Monday, February 25, 2008
More on The fallacy of bandwidth on demand
[An excellent rebuttal by Bill Johnston from ESnet, although I have not changed my opinion. Although I want to make one point clear - I am a big believer there will be a huge demand for dedicated optical circuits, I just don’t see the need for bandwidth on demand or reservation, or fast optical switching for that matter in order to optimize utilization of bandwidth -- BSA]
Needless to say, I don't agree with your views expressed
below.
There are two uses for the suite of end-two-end (virtual) circuit tools that ESnet, Interenet2, DANTE, and the European NRENs are developing that, among other things, provide schedulable bandwidth (which has a bit different flavor than BOD but this is still what people frequently call it). These tools also provide the network engineers with very powerful traffic engineering capability.
Re: the rate of growth of big science traffic: The rate of growth - without any of the next generation of scientific instruments yet fully operational - is tracking very steady at 10X every 4 yrs. Resulting in an average of 10Gb/s in our core by 2009-10 and 100 Gb/s by 2013-14. This growth has been consistent since 1990. However, this does not account for any “disruptive” use of the network by science that we have not seen in the past, and there are several of these showing up in the next several years. The LHC is the first of the big next gen. experiments, and even in the data system testing phase (which is now winding down as CERN gets ready for first operation later this year) has already saturated both ESnet and Internet2 circuits in the US is necessitating a lot of mixed circuit + "cloud" TE. By 2008-09 the LHC is expected to be generating 20-30 Gb/s steady state traffic (24 hrs/day 9 mo./yr) into ESnet to the data centers and then out to Internet2, NLR, and the RONs to the analysis systems at universities..
There are several important science uses of the virtual
circuit tools capabilities:
1) One (and the reason for the wide flung collaboration
noted above) is to manage bandwidth on long, diverse, international virtual circuits where there are frequently (nay, almost always) bandwidth issues somewhere along the multi-domain path. The circuit tools have already proved important where some level of guaranteed bandwidth is needed end-to-end between institutions in the US and Europe in order to accomplish the target science.

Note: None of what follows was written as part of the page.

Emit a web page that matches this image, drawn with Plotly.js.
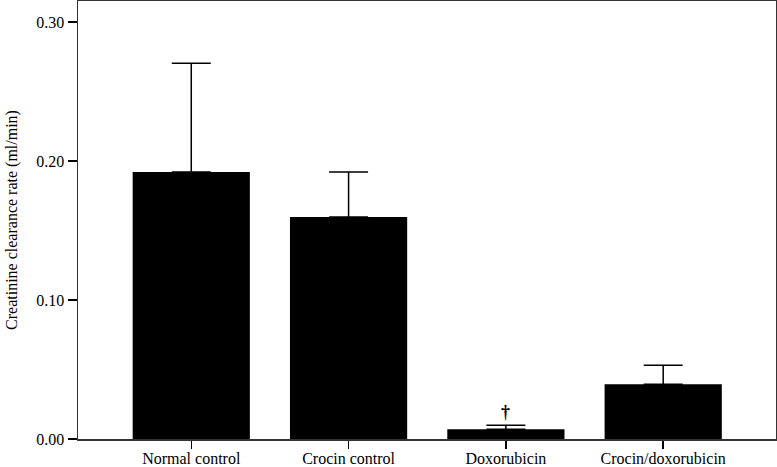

2) There are science applications - which we are quite sure will be showing up in the next year because we are tracking the construction of the instruments and the planned methodology for accomplishing the science - where remote scientists working on experiments with a real-time aspect will definitely require guaranteed bandwidth in order to ensure the success of the experiment. This use is scheduled and frequently of limited time duration, but requires guaranteed bandwidth in order to get instrument output to analysis systems and science feedback back to the instrument on a rigid time schedule. I won't go into details here but there are a number documented case studies that detail these needs. See, e.g., “Science Network Requirements (ppt)” and “Science-Driven Network Requirements for ESnet: Update to the 2002 Office of Science Networking Requirements Workshop Report - February 21, 2006” at http://www.es.net/hypertext/requirements.html.
There are very practical reasons with we do not build larger and larger "clouds" to address these needs: we can't afford it. (To point out the obvious, the R&E networks in the US and Europe are large and complex and expensive to grow - the Internet2-ESnet network is 14,000 miles of fiber organized into six interconnected rings in order to provide even basic coverage of the US. The situation is more complex, though not quite as large a geographic scale, in
Europe.) We have to drop down from L3 in order to use
less expensive network equipment. As soon as you do that
you must have circuit management tools in order to go e2e
as many sites only have IP access to the network. Since this involves a hybrid circuit-IP network, you end up having to manage virtual circuits that stitch together the paths through different sorts of networks and provide ways of steering the large-scale science traffic into the circuits. Given this, providing schedulable, guaranteed bandwidth is just another characteristic of managing the e2e L1-L2-L3 hybrid VCs.
I have watched big science evolve over more than 35 years
and the situation today is very different than in the past. There is no magic in this - the root causes are a combination of 1) the same Moore's law that drives computer chip density is driving the density of the sensing elements in large detectors of almost all descriptions, and
2) very long device refresh times. The technology "refresh" time for large scientific instruments is much, much longer than in the computing world. This is mostly because the time to design and build large science instruments is of order 10-15 years, and the next generation of instruments just now starting to come on-line is the first to make use of modern, high-density chip technology in sensors (and therefore generates vastly more data than older instruments). (This is an "approximation," but my observation indicates it true to first order.) This is why we are about to be flooded with data - and at a rate that I believe, given the R&E network budgets, we will just barely be able to keep ahead of just in terms of provisioning more and more lambdas each year. And keeping up with demand assumes 100G lambdas and associated deployed equipment by 2012-ish for essentially the same cost as 10G today.
End-to-end circuit management (including allocation of bandwidth as a potentially scarce resource) is rapidly becoming a reality in today’s R&E networks and is going to become more important in the next 5 years. Schedulable bandwidth allocation is one of several aspects of the VC management.